Questions for Analysis and Discussion
of Assignment #10: 

Ronald Collins and David Skover,
The Death of Discourse

Epilogue & Afterword

 

Query: In the Epilogue, the authors suggest that "the need for a deliberate lie may well be key to any notion of a First Amendment premised on deliberative democracy." What is the character of the deliberate lie? Why might it be necessary to a free speech system premised on deliberative democracy?

 

Query: How does the deliberate lie operate for the preservation of Madisonian discourse in the contemporary First Amendment culture?

 

Query: The authors claim that the etymology of the deliberate lie in political philosophy extends back to Plato’s Republic. By virtue of the lie, "the citizens can in all good faith and conscience take pride in the justice of their regime, and malcontents have no justification for rebellion." Can the deliberate lie effectively "fortify Madisonian discourse" by "fabricat[ing] its vitality?"

 

Query: In "The Discourse of Death," the authors claim: "We can avoid First Amendment paradoxes and lies by trading in idealized Madisonian principles for modern cultural practices." This "cultural approach to the First Amendment . . . stands ready to embrace openly the conventions of the popular culture: contingent truths, entertainment ideology, imagistic talk, compulsive consumption, and libidinous self-gratification." Is the cultural approach to the First Amendment a realistic alternative to the deliberate lie of the deliberative democrats?

 

Query: In their concluding paragraphs, the authors present a choice between the Madisonian and the modern First Amendments.

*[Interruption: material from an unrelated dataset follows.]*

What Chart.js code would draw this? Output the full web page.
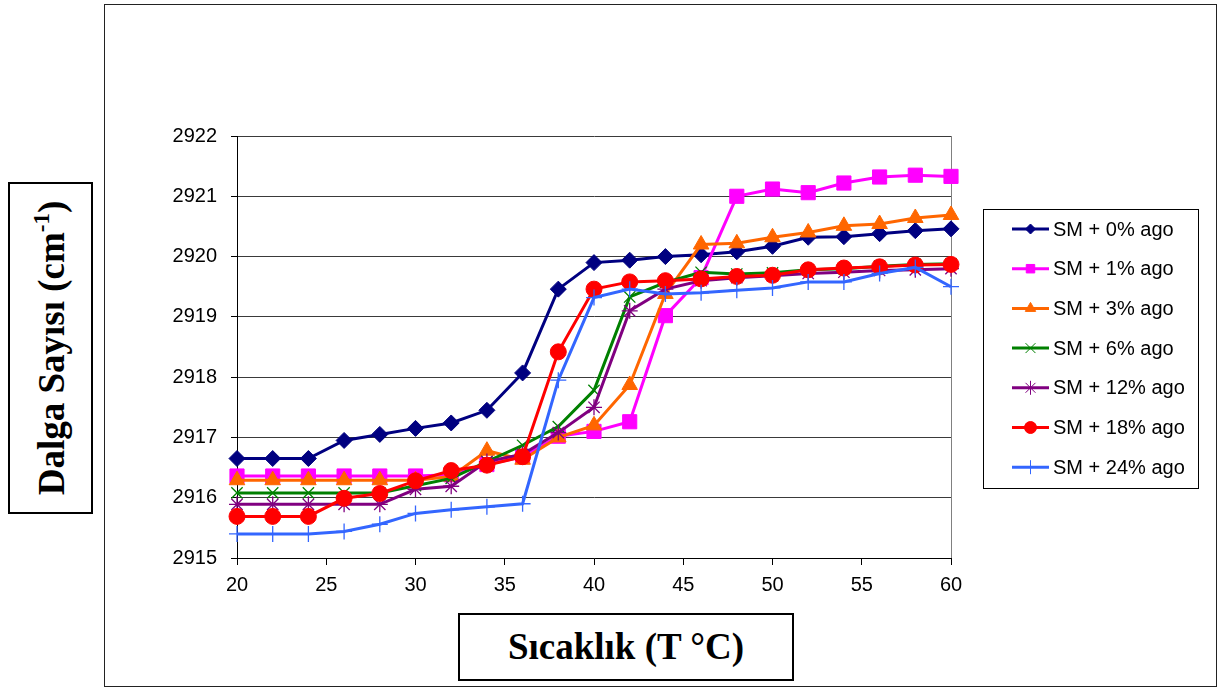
<!DOCTYPE html>
<html>
<head>
<meta charset="utf-8">
<script src="https://cdn.jsdelivr.net/npm/chart.js@4/dist/chart.umd.min.js"></script>
<style>
  html, body { margin: 0; padding: 0; background: #fff; }
  #wrap { position: relative; width: 1223px; height: 691px; overflow: hidden; }
  #frame { position: absolute; left: 104px; top: 4px; width: 1113px; height: 683px; border: 1px solid #222; box-sizing: border-box; }
  canvas { position: absolute; left: 0; top: 0; }
  .tbox { position: absolute; border: 2px solid #000; background: #fff; box-sizing: border-box;
          font-family: "Liberation Serif", "Times New Roman", serif; font-weight: bold; font-size: 37px; color: #000; }
  #ytitle { left: 8px; top: 182px; width: 85px; height: 332px; }
  #ytitle span { position: absolute; left: 50%; top: 50%; white-space: nowrap; transform: translate(-50%, -50%) rotate(-90deg); }
  #xtitle { left: 458px; top: 613px; width: 336px; height: 68px; text-align: center; line-height: 64px; }
  sup { font-size: 23px; vertical-align: 15px; line-height: 0; }
</style>
</head>
<body>
<div id="wrap">
  <div id="frame"></div>
  <canvas id="chart" width="1223" height="691"></canvas>
  <div class="tbox" id="ytitle"><span>Dalga Sayısı (cm<sup>-1</sup>)</span></div>
  <div class="tbox" id="xtitle">Sıcaklık (T °C)</div>
</div>
<script>
document.addEventListener("DOMContentLoaded", function() {
  const temps = [20, 22, 24, 26, 28, 30, 32, 34, 36, 38, 40, 42, 44, 46, 48, 50, 52, 54, 56, 58, 60];

  const sm0 = [2916.65, 2916.65, 2916.65, 2916.95, 2917.05, 2917.15, 2917.24, 2917.45, 2918.07, 2919.46, 2919.90,
               2919.94, 2920.00, 2920.03, 2920.08, 2920.17, 2920.32, 2920.33, 2920.38, 2920.43, 2920.46];
  const sm1 = [2916.36, 2916.36, 2916.36, 2916.36, 2916.36, 2916.36, 2916.38, 2916.55, 2916.68, 2917.02, 2917.10,
               2917.26, 2919.02, 2919.65, 2921.00, 2921.12, 2921.06, 2921.22, 2921.32, 2921.35, 2921.33];
  const sm3 = [2916.29, 2916.29, 2916.29, 2916.29, 2916.29, 2916.29, 2916.35, 2916.78, 2916.63, 2917.00, 2917.20,
               2917.87, 2919.38, 2920.20, 2920.22, 2920.32, 2920.40, 2920.51, 2920.54, 2920.64, 2920.69];
  const sm6 = [2916.08, 2916.08, 2916.08, 2916.08, 2916.08, 2916.20, 2916.32, 2916.60, 2916.87, 2917.18, 2917.78,
               2919.33, 2919.57, 2919.74, 2919.71, 2919.73, 2919.78, 2919.80, 2919.84, 2919.87, 2919.88];
  const sm12 = [2915.89, 2915.89, 2915.89, 2915.89, 2915.89, 2916.14, 2916.19, 2916.60, 2916.72, 2917.08, 2917.50,
                2919.10, 2919.46, 2919.60, 2919.65, 2919.68, 2919.72, 2919.74, 2919.77, 2919.78, 2919.80];
  const sm18 = [2915.69, 2915.69, 2915.69, 2915.99, 2916.07, 2916.28, 2916.45, 2916.54, 2916.68, 2918.42, 2919.46,
                2919.58, 2919.60, 2919.63, 2919.67, 2919.69, 2919.78, 2919.81, 2919.83, 2919.86, 2919.87];
  const sm24 = [2915.40, 2915.40, 2915.40, 2915.44, 2915.56, 2915.74, 2915.80, 2915.85, 2915.90, 2917.95, 2919.32,
                2919.46, 2919.38, 2919.40, 2919.44, 2919.48, 2919.58, 2919.58, 2919.72, 2919.82, 2919.50];

  const seriesNames = ['SM + 0% ago', 'SM + 1% ago', 'SM + 3% ago', 'SM + 6% ago', 'SM + 12% ago', 'SM + 18% ago', 'SM + 24% ago'];
  const seriesValues = [sm0, sm1, sm3, sm6, sm12, sm18, sm24];
  const colors = ['#000080', '#ff00ff', '#ff6600', '#008000', '#800080', '#ff0000', '#3366ff'];
  const markers = ['rectRot', 'rect', 'triangle', 'crossRot', 'star', 'circle', 'cross'];
  const radii = [8, 10, 9, 8, 8, 8, 8];
  const legendRadii = [5, 6, 6, 7, 7, 6, 7];

  const datasets = seriesValues.map(function(vals, i) {
    const open = markers[i] === 'crossRot' || markers[i] === 'star' || markers[i] === 'cross';
    return {
      label: seriesNames[i],
      data: vals.map(function(v, j) { return { x: temps[j], y: v }; }),
      borderColor: colors[i],
      backgroundColor: colors[i],
      borderWidth: 3,
      pointStyle: markers[i],
      pointRadius: radii[i],
      pointHoverRadius: radii[i],
      pointBorderWidth: open ? 1.3 : 1,
      pointBorderColor: colors[i],
      pointBackgroundColor: colors[i],
      tension: 0,
      clip: false,
      order: 6 - i,
    };
  });

  const frameAndLegend = {
    id: 'frameAndLegend',
    beforeDatasetsDraw: function(chart) {
      const ctx = chart.ctx, a = chart.chartArea;
      ctx.save();
      ctx.strokeStyle = '#808080';
      ctx.lineWidth = 1;
      ctx.beginPath();
      ctx.moveTo(Math.round(a.right) + 0.5, a.top);
      ctx.lineTo(Math.round(a.right) + 0.5, a.bottom);
      ctx.stroke();
      ctx.restore();
    },
    afterDraw: function(chart) {
      const ctx = chart.ctx;
      const bx = 983, by = 209, bw = 215, bh = 279;
      ctx.save();
      ctx.fillStyle = '#fff';
      ctx.fillRect(bx, by, bw, bh);
      ctx.strokeStyle = '#000';
      ctx.lineWidth = 1;
      ctx.strokeRect(bx + 0.5, by + 0.5, bw, bh);
      ctx.font = '20px "Liberation Sans", Arial, sans-serif';
      ctx.textBaseline = 'middle';
      ctx.textAlign = 'left';
      chart.data.datasets.forEach(function(ds, i) {
        const y = 229 + i * 39.7;
        ctx.strokeStyle = ds.borderColor;
        ctx.lineWidth = 3;
        ctx.beginPath();
        ctx.moveTo(1012, y);
        ctx.lineTo(1049, y);
        ctx.stroke();
        ctx.fillStyle = ds.borderColor;
        ctx.lineWidth = 1;
        Chart.helpers.drawPoint(ctx, { pointStyle: ds.pointStyle, radius: legendRadii[i], rotation: 0, borderWidth: 1 }, 1030.5, y);
        ctx.fillStyle = '#000';
        ctx.fillText(ds.label, 1053, y + 1);
      });
      ctx.restore();
    }
  };

  const ctx = document.getElementById('chart');
  window.myChart = new Chart(ctx, {
    type: 'line',
    data: { datasets: datasets },
    options: {
      responsive: false,
      animation: false,
      events: [],
      layout: { padding: { left: 0, right: 272, top: 136, bottom: 0 } },
      plugins: { legend: { display: false }, tooltip: { enabled: false } },
      scales: {
        x: {
          type: 'linear',
          min: 20, max: 60,
          afterFit: function(s) { s.height = 691 - 558; },
          ticks: { stepSize: 5, padding: 8, color: '#000', font: { family: '"Liberation Sans", Arial, sans-serif', size: 20 },
                   callback: function(v) { return String(v); } },
          grid: { drawOnChartArea: false, drawTicks: true, tickLength: 7, tickColor: '#000' },
          border: { color: '#000', width: 1 },
        },
        y: {
          min: 2915, max: 2922,
          afterFit: function(s) { s.width = 237; },
          ticks: { stepSize: 1, padding: 14, color: '#000', font: { family: '"Liberation Sans", Arial, sans-serif', size: 20 },
                   callback: function(v) { return String(v); } },
          grid: { color: '#3a3a3a', lineWidth: 1, drawTicks: true, tickLength: 6, tickColor: '#000' },
          border: { color: '#000', width: 1 },
        },
      },
    },
    plugins: [frameAndLegend],
  });
});
</script>
</body>
</html>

What is this choice as the authors view it?

 

Query: Do you believe, along with the authors, that the only realistic choices are between the Madisonian and the modern First Amendments? What other choices are there? Would such choices ward off the "death of discourse?" What would such choices mean for Americans? Given the realities of our current free speech culture, are such choices any more realistic than those presented by the authors?

 

Query: Three of the commentators in the Afterword--Professors David Nyberg, Shadia Drury, and Robert Hariman--give significant attention to the issue of what it means to "lie." They distinguish between "lying" and "myth-making" or "narrative truth-telling." And they challenge the charge of the Epilogue that modern liberal defenders of traditional First Amendment values may be "deliberate liars." Why the focus on conscious "lying?" Why the distinction between "lying" and "myth-making?" What responses do Collins & Skover have to these observations?

 

Query: Professor Robert Hariman argues that The Death of Discourse suffers from "tunnel vision" by failing to acknowledge the vitality of public discourse in modern America. What "vitality" does Hariman find in contemporary public discourse? Do you agree with Hariman’s indictment of The Death of Discourse on this account?

 

Query: Three of the commentators--Professors David Nyberg, Robert Hariman, and Loyal Rue--contend that American educational institutions might be reformed to counteract the excesses of the popular carnival culture. What are their arguments? Are they persuasive? What responses do Collins & Skover have to these arguments?

 

Query: Two of the commentators--Professors Richard Stivers and Loyal Rue--appear to critique The Death of Discourse generally and the Epilogue in particular for not going far enough. Ostensibly, these critics see little problem with "deliberate lying" or with First Amendment paradoxes. They focus on forces beyond the mass entertainment culture, consumerism, and self-gratification to explain the degraded state of American civilization. Why do Professors Stivers and Rue abandon the front discussed by the other commentators? What are their greater concerns? What reactions do Collins & Skover have to their observations?